TASK DETAILS: Write every line out verbatim and omit the pictures.

PROVIDED MATERIAL:
****************

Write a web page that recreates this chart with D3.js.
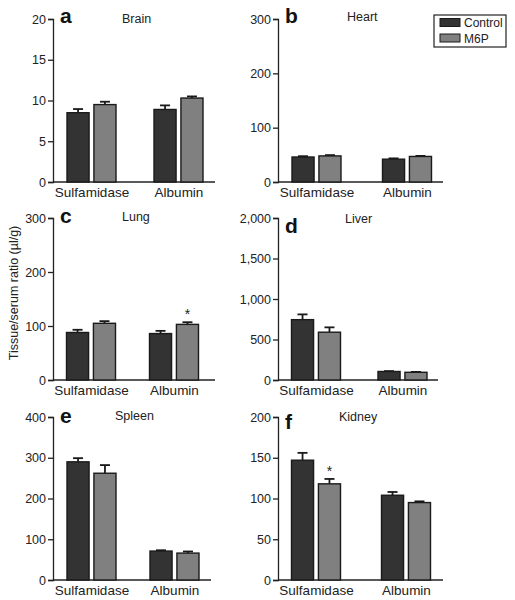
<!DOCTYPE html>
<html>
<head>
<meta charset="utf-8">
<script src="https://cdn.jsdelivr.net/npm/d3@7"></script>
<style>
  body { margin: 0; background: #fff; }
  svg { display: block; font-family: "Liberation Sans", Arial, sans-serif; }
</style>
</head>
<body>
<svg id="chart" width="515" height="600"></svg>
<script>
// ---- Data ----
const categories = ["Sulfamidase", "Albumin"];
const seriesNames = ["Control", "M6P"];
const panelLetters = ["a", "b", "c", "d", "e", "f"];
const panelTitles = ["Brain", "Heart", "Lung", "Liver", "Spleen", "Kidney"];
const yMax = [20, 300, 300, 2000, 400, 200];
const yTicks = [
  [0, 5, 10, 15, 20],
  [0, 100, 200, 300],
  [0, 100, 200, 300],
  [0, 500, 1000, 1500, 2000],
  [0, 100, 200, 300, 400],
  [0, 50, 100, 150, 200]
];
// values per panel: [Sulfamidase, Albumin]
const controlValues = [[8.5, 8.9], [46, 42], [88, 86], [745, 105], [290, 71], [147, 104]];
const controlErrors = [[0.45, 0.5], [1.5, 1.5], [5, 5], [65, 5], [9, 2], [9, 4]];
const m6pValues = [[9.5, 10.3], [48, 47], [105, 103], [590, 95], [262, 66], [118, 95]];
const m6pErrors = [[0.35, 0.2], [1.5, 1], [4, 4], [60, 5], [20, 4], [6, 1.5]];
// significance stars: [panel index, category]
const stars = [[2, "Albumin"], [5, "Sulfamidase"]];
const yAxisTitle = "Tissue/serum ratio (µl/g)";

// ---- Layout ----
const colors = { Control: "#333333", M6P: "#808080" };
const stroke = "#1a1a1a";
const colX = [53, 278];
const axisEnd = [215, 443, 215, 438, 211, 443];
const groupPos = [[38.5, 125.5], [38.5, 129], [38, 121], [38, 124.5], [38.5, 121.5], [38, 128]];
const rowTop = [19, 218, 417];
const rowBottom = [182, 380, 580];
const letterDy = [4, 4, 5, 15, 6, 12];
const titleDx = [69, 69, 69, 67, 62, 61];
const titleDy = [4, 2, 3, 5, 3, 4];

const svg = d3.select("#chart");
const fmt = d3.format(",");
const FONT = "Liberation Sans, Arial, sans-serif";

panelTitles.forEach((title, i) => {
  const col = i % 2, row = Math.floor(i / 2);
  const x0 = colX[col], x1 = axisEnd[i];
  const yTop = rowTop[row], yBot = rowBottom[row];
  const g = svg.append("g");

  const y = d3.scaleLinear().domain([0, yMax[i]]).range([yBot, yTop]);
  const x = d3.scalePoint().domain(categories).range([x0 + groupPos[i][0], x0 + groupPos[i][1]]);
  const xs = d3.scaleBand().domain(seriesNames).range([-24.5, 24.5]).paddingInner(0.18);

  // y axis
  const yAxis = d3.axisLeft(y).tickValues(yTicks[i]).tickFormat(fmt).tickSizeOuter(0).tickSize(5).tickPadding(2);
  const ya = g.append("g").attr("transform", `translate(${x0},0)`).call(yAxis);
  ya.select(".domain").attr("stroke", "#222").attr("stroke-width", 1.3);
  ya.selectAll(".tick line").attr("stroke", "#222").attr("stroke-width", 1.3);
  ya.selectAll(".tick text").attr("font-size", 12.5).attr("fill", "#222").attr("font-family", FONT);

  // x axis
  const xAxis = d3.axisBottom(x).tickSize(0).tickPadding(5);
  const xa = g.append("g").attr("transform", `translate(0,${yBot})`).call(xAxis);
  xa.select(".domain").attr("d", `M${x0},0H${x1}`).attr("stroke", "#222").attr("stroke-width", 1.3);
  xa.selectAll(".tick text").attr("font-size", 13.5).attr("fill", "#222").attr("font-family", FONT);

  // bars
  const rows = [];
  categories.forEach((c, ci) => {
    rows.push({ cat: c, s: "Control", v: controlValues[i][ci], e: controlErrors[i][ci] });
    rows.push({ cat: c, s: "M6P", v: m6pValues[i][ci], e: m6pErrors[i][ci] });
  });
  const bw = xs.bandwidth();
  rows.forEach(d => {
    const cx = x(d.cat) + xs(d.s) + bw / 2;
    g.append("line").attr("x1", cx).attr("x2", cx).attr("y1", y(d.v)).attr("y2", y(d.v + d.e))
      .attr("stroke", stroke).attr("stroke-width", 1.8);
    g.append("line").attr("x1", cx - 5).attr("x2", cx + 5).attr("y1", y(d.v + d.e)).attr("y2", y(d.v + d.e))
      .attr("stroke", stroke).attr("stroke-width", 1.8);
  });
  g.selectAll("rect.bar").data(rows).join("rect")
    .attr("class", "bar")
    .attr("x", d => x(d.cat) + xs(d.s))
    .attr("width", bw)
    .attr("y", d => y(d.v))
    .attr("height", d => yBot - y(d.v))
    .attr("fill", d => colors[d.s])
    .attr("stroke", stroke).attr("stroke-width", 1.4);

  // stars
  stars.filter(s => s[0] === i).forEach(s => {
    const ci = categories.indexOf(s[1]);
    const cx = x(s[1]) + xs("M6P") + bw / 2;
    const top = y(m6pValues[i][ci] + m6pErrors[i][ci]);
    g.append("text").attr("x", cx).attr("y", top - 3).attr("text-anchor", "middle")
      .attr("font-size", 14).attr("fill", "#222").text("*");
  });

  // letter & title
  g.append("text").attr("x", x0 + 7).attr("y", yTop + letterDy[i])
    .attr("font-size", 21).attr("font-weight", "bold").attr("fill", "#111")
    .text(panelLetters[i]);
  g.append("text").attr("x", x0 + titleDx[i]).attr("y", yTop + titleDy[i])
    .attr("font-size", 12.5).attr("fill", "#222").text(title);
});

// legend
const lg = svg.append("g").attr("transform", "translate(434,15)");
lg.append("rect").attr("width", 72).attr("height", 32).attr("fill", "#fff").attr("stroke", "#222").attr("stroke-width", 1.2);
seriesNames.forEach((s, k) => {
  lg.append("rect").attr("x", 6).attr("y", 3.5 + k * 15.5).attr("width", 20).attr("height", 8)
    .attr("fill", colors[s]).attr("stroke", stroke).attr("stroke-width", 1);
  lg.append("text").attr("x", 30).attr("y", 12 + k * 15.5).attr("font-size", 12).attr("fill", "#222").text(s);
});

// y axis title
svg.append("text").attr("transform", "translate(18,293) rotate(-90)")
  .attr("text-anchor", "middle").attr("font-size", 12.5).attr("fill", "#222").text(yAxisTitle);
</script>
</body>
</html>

****************

IN RESPONSE:
Write a web page that recreates this chart with D3.js.
<!DOCTYPE html>
<html>
<head>
<meta charset="utf-8">
<script src="https://cdn.jsdelivr.net/npm/d3@7"></script>
<style>
  body { margin: 0; background: #fff; }
  svg { display: block; font-family: "Liberation Sans", Arial, sans-serif; }
</style>
</head>
<body>
<svg id="chart" width="515" height="600"></svg>
<script>
// ---- Data ----
const categories = ["Sulfamidase", "Albumin"];
const seriesNames = ["Control", "M6P"];
const panelLetters = ["a", "b", "c", "d", "e", "f"];
const panelTitles = ["Brain", "Heart", "Lung", "Liver", "Spleen", "Kidney"];
const yMax = [20, 300, 300, 2000, 400, 200];
const yTicks = [
  [0, 5, 10, 15, 20],
  [0, 100, 200, 300],
  [0, 100, 200, 300],
  [0, 500, 1000, 1500, 2000],
  [0, 100, 200, 300, 400],
  [0, 50, 100, 150, 200]
];
// values per panel: [Sulfamidase, Albumin]
const controlValues = [[8.5, 8.9], [46, 42], [88, 86], [745, 105], [290, 71], [147, 104]];
const controlErrors = [[0.45, 0.5], [1.5, 1.5], [5, 5], [65, 5], [9, 2], [9, 4]];
const m6pValues = [[9.5, 10.3], [48, 47], [105, 103], [590, 95], [262, 66], [118, 95]];
const m6pErrors = [[0.35, 0.2], [1.5, 1], [4, 4], [60, 5], [20, 4], [6, 1.5]];
// significance stars: [panel index, category]
const stars = [[2, "Albumin"], [5, "Sulfamidase"]];
const yAxisTitle = "Tissue/serum ratio (µl/g)";

// ---- Layout ----
const colors = { Control: "#333333", M6P: "#808080" };
const stroke = "#1a1a1a";
const colX = [53, 278];
const axisEnd = [215, 443, 215, 438, 211, 443];
const groupPos = [[38.5, 125.5], [38.5, 129], [38, 121], [38, 124.5], [38.5, 121.5], [38, 128]];
const rowTop = [19, 218, 417];
const rowBottom = [182, 380, 580];
const letterDy = [4, 4, 5, 15, 6, 12];
const titleDx = [69, 69, 69, 67, 62, 61];
const titleDy = [4, 2, 3, 5, 3, 4];

const svg = d3.select("#chart");
const fmt = d3.format(",");
const FONT = "Liberation Sans, Arial, sans-serif";

panelTitles.forEach((title, i) => {
  const col = i % 2, row = Math.floor(i / 2);
  const x0 = colX[col], x1 = axisEnd[i];
  const yTop = rowTop[row], yBot = rowBottom[row];
  const g = svg.append("g");

  const y = d3.scaleLinear().domain([0, yMax[i]]).range([yBot, yTop]);
  const x = d3.scalePoint().domain(categories).range([x0 + groupPos[i][0], x0 + groupPos[i][1]]);
  const xs = d3.scaleBand().domain(seriesNames).range([-24.5, 24.5]).paddingInner(0.18);

  // y axis
  const yAxis = d3.axisLeft(y).tickValues(yTicks[i]).tickFormat(fmt).tickSizeOuter(0).tickSize(5).tickPadding(2);
  const ya = g.append("g").attr("transform", `translate(${x0},0)`).call(yAxis);
  ya.select(".domain").attr("stroke", "#222").attr("stroke-width", 1.3);
  ya.selectAll(".tick line").attr("stroke", "#222").attr("stroke-width", 1.3);
  ya.selectAll(".tick text").attr("font-size", 12.5).attr("fill", "#222").attr("font-family", FONT);

  // x axis
  const xAxis = d3.axisBottom(x).tickSize(0).tickPadding(5);
  const xa = g.append("g").attr("transform", `translate(0,${yBot})`).call(xAxis);
  xa.select(".domain").attr("d", `M${x0},0H${x1}`).attr("stroke", "#222").attr("stroke-width", 1.3);
  xa.selectAll(".tick text").attr("font-size", 13.5).attr("fill", "#222").attr("font-family", FONT);

  // bars
  const rows = [];
  categories.forEach((c, ci) => {
    rows.push({ cat: c, s: "Control", v: controlValues[i][ci], e: controlErrors[i][ci] });
    rows.push({ cat: c, s: "M6P", v: m6pValues[i][ci], e: m6pErrors[i][ci] });
  });
  const bw = xs.bandwidth();
  rows.forEach(d => {
    const cx = x(d.cat) + xs(d.s) + bw / 2;
    g.append("line").attr("x1", cx).attr("x2", cx).attr("y1", y(d.v)).attr("y2", y(d.v + d.e))
      .attr("stroke", stroke).attr("stroke-width", 1.8);
    g.append("line").attr("x1", cx - 5).attr("x2", cx + 5).attr("y1", y(d.v + d.e)).attr("y2", y(d.v + d.e))
      .attr("stroke", stroke).attr("stroke-width", 1.8);
  });
  g.selectAll("rect.bar").data(rows).join("rect")
    .attr("class", "bar")
    .attr("x", d => x(d.cat) + xs(d.s))
    .attr("width", bw)
    .attr("y", d => y(d.v))
    .attr("height", d => yBot - y(d.v))
    .attr("fill", d => colors[d.s])
    .attr("stroke", stroke).attr("stroke-width", 1.4);

  // stars
  stars.filter(s => s[0] === i).forEach(s => {
    const ci = categories.indexOf(s[1]);
    const cx = x(s[1]) + xs("M6P") + bw / 2;
    const top = y(m6pValues[i][ci] + m6pErrors[i][ci]);
    g.append("text").attr("x", cx).attr("y", top - 3).attr("text-anchor", "middle")
      .attr("font-size", 14).attr("fill", "#222").text("*");
  });

  // letter & title
  g.append("text").attr("x", x0 + 7).attr("y", yTop + letterDy[i])
    .attr("font-size", 21).attr("font-weight", "bold").attr("fill", "#111")
    .text(panelLetters[i]);
  g.append("text").attr("x", x0 + titleDx[i]).attr("y", yTop + titleDy[i])
    .attr("font-size", 12.5).attr("fill", "#222").text(title);
});

// legend
const lg = svg.append("g").attr("transform", "translate(434,15)");
lg.append("rect").attr("width", 72).attr("height", 32).attr("fill", "#fff").attr("stroke", "#222").attr("stroke-width", 1.2);
seriesNames.forEach((s, k) => {
  lg.append("rect").attr("x", 6).attr("y", 3.5 + k * 15.5).attr("width", 20).attr("height", 8)
    .attr("fill", colors[s]).attr("stroke", stroke).attr("stroke-width", 1);
  lg.append("text").attr("x", 30).attr("y", 12 + k * 15.5).attr("font-size", 12).attr("fill", "#222").text(s);
});

// y axis title
svg.append("text").attr("transform", "translate(18,293) rotate(-90)")
  .attr("text-anchor", "middle").attr("font-size", 12.5).attr("fill", "#222").text(yAxisTitle);
</script>
</body>
</html>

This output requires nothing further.